First Printing is a weekly blog devoted to antique maps and antique prints. We announce meetings, events, exhibitions, etc. We also list upcoming auctions and antiquarian bookfairs. Please email us if you want to announce an event.

Monday, November 14, 2005

Antique Maps Auction Preview Week Of November 14, 2005

Major California Antique Map Collection Comes To Auction

Only one auction of note to talk about this coming week, but it’s a big one: On Thursday, November 17, at 1 PM PST, PBA Galleries of San Francisco is holding a sale entitled: The Cartography Of California, 16th – 19th Centuries. Maps from a private collection. Lots of top shelf California and west coast antique maps up for sale, including more than 40 maps depicting California as an island. The phenomenon of California as an island began appearing on maps around 1620, and lasted for about one hundred years. Such maps are prized today by collectors.

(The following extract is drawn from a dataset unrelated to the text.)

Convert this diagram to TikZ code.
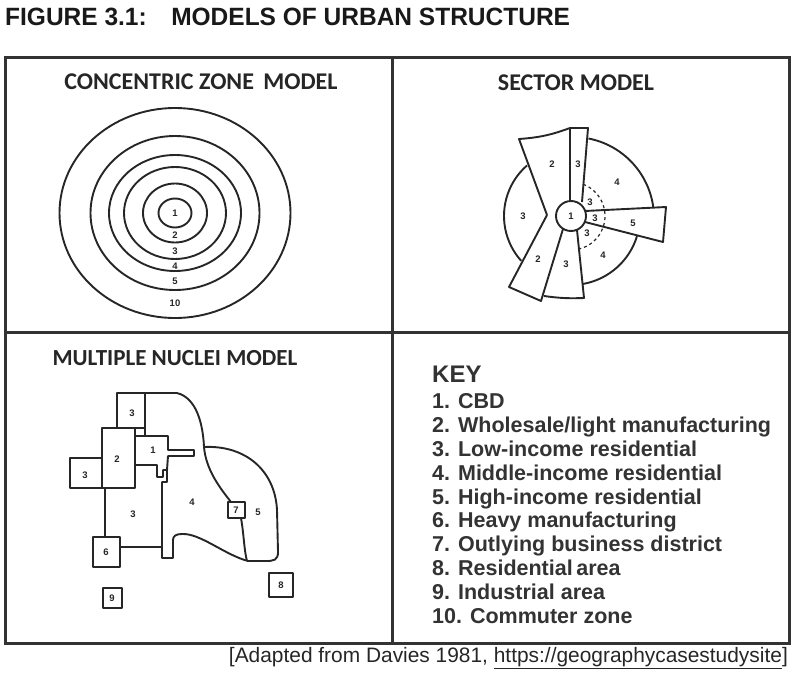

Ortelius’s Landmark Americas Map

One of the most beautiful, as well as important maps of the Americas is that by Abraham Ortelius, Americae Sive Novi Orbis Nova Descriptio. (c. 1573). As was common at the time, the west coast of America is shown too far to the west. PBA is offering the rare second state, in excellent condition, with a presale estimate of $7,000-10,000.(Lot 126). Another example of the same map, considerably less rare, is also in the sale, and there the estimate is $2,500-3,500 (Lot 127).

John Speed’s America

Equally stunning is lot 156, John Speed’s America, showing the western hemisphere, and California as an island. This example, with a presale estimate of $8,000-12,000, was published around 1676. Attractive vignettes border the map, which according to the catalog is in excellent condition.

Sanson’s California

Another landmark map is Nicolas Sanson’s Amerique Septentrionale, (1651). Lot 140, it is an important map in the mapping of California, showing as it does several changes to the island coastline. It is also notable for being the first printed map to delineate the five Great Lakes in recognizable form. Sanson’s masterpiece has a presale estimate of $3,000-5,000.

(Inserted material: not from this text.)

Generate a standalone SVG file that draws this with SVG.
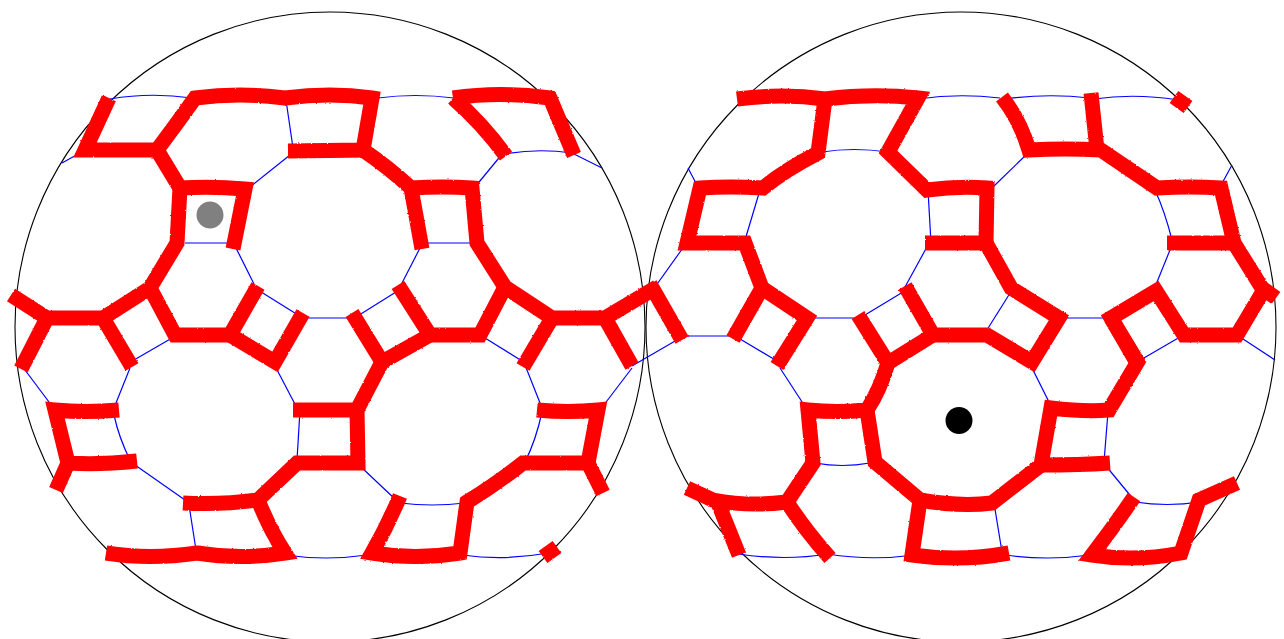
<svg xmlns="http://www.w3.org/2000/svg" width="1284" height="639" viewBox="0 0 1284 639">
<defs>
<filter id="rough" x="-5%" y="-5%" width="110%" height="110%" filterUnits="objectBoundingBox"><feTurbulence type="fractalNoise" baseFrequency="0.6" numOctaves="1" seed="3"/><feDisplacementMap in="SourceGraphic" scale="2.2" xChannelSelector="R" yChannelSelector="G"/></filter>
</defs>
<style>
.c{fill:none;stroke:#000;stroke-width:1.1}
.b{fill:none;stroke:#0000ff;stroke-width:1.2}
.r{fill:none;stroke:#ff0000;stroke-width:15;stroke-linejoin:miter;stroke-linecap:butt}
</style>
<rect width="1284" height="639" fill="#fff"/>
<g id="circles">
<circle class="c" cx="330" cy="327" r="315"/>
<circle class="c" cx="961" cy="327" r="315"/>
</g>
<g id="blue-left" class="b">
<path d="M110,99Q150,92 192,98"/><path d="M62,163L80,153"/><path d="M286,100L293,148"/><path d="M250,187L290,155"/>
<path d="M185,243H230"/><path d="M236,248L254,284"/><path d="M258,290L298,315"/><path d="M300,318H350"/>
<path d="M356,317L396,292"/><path d="M401,285L420,248"/><path d="M425,243H472"/><path d="M475,187L503,153"/>
<path d="M505,154Q538,148 572,153"/><path d="M572,153L602,168"/><path d="M378,98Q415,93 454,98"/>
<path d="M25,370L52,406"/><path d="M130,368L114,408"/><path d="M114,415Q119,438 130,460"/><path d="M135,465L185,500"/>
<path d="M189,505L196,550"/><path d="M134,360L172,338"/><path d="M275,366L297,408"/><path d="M300,410L297,460"/>
<path d="M285,555Q326,561 367,555"/><path d="M360,466L396,500"/><path d="M400,503Q432,507 465,503"/>
<path d="M462,555Q505,561 548,553"/><path d="M525,462Q536,440 542,412"/><path d="M525,365L542,408"/><path d="M485,338L522,361"/>
<path d="M600,410L632,368"/><path d="M632,366L682,337"/>
</g>
<g id="blue-right" class="b">
<path d="M688,168L698,187"/><path d="M760,190L745,240"/><path d="M685,245L655,287"/><path d="M685,336H730"/>
<path d="M735,336L777,361"/><path d="M810,318H856"/><path d="M860,318L903,292"/><path d="M905,287L928,245"/>
<path d="M928,190L931,243"/><path d="M822,152Q853,147 888,152"/><path d="M918,99Q958,93 1000,98"/><path d="M1005,99Q1047,93 1090,98"/>
<path d="M1094,99Q1135,93 1178,100"/><path d="M1028,153L993,187"/><path d="M1155,190Q1165,212 1172,240"/><path d="M1172,245L1155,287"/>
<path d="M1060,318H1108"/><path d="M985,333L1012,290"/><path d="M1220,187L1232,165"/><path d="M1137,362L1180,337"/><path d="M1240,337L1275,360"/>
<path d="M780,368L806,408"/><path d="M815,463Q842,468 870,463"/><path d="M738,554Q785,561 828,554"/><path d="M828,554Q870,561 915,555"/>
<path d="M1031,366L1052,408"/><path d="M1108,412L1104,462"/><path d="M1106,466L1134,500"/><path d="M1135,502Q1167,507 1200,502"/>
<path d="M994,503L1002,552"/><path d="M1005,555Q1047,561 1090,555"/>
</g>
<g id="red-left" class="r" filter="url(#rough)">
<path d="M109,98L85,150H157"/>
<path d="M157,150L180,188M157,150L177,123L195,98Q240,92 285,98Q331,92 372,98L363,150L288,151"/>
<path d="M363,150Q388,167 411,188Q443,186 472,188L477,243L505,287L552,318H605L657,287"/>
<path d="M411,188L422,249"/>
<path d="M605,318L632,366"/>
<path d="M552,318L523,367"/>
<path d="M505,287L480,335H430L398,285"/>
<path d="M430,335L382,362L352,313"/>
<path d="M382,362L357,410H293"/>
<path d="M357,410L358,463H297L258,500Q220,505 183,503"/>
<path d="M258,500Q270,530 285,553Q240,560 197,553Q150,560 106,553"/>
<path d="M180,188Q213,186 245,189L233,249"/>
<path d="M180,188L177,243L150,288L103,318H47L11,295"/>
<path d="M47,318L21,369"/>
<path d="M103,318L132,367"/>
<path d="M150,288L175,335H230L258,286"/>
<path d="M230,335L275,362L303,313"/>
<path d="M119,410Q85,413 55,410L68,463Q100,465 137,461"/>
<path d="M68,463L56,490"/>
<path d="M537,410Q568,413 598,410L588,463Q555,463 523,463Q495,485 467,502L460,553Q415,560 372,553Q388,525 400,496"/>
<path d="M588,463L603,493"/>
<path d="M543,557L557,547"/>
<path d="M453,98Q500,91 550,98L574,155"/>
<path d="M453,98Q482,123 506,156"/>
</g>
<g id="red-right" class="r" filter="url(#rough)">
<path d="M650,284L682,340"/>
<path d="M737,99Q783,93 825,99Q873,93 918,98L888,152L927,190Q957,186 987,188L986,243H925"/>
<path d="M825,99L818,153Q785,170 763,188Q730,186 700,188L687,243H745L762,288L733,339"/>
<path d="M762,288L807,318L777,366"/>
<path d="M986,243L1011,288L1059,318L1032,362L987,335H933L905,286"/>
<path d="M933,335L888,363L858,315"/>
<path d="M888,363Q880,390 867,410Q837,413 808,410L813,463L787,502Q750,507 713,500L687,488"/>
<path d="M718,503L739,555"/>
<path d="M787,502Q805,530 830,558"/>
<path d="M867,410L875,462L920,500Q960,507 992,503L1041,465L1051,408Q1085,412 1109,410L1137,363L1111,318L1156,291L1184,335H1237L1262,293"/>
<path d="M1111,318L1140,366"/>
<path d="M1041,465Q1080,465 1110,463"/>
<path d="M920,500L912,555Q960,562 1009,553"/>
<path d="M1134,497Q1115,525 1092,555Q1135,562 1181,553L1199,500L1237,483"/>
<path d="M1276,298L1262,288L1234,243L1221,188Q1190,186 1157,188L1101,150Q1065,148 1029,150Q1020,120 1002,97"/>
<path d="M1231,243H1167"/>
<path d="M1097,150L1091,93"/>
<path d="M1174,97L1188,107"/>
</g>
<g id="markers">
<circle cx="210" cy="215" r="13.5" fill="#808080"/>
<circle cx="959" cy="420.500" r="13.500" fill="#000"/>
</g>
</svg>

Items From Beyond California

The sale is not restricted just to representations of California. Some important antique atlases are also in the sale, including John Cary’s New Universal Atlas (1808), lot 197, with a presale estimate of $6,000-9,000; David Burr’s New Universal Atlas (1835), lot 135, estimated $7,000-10,000; an 1856 2-volume Colton atlas, lot 199, estimated at $3,000-5,000. All in all, lots of goodies in this auction for antique map fans, and well worth a visit to PBA Galleries website.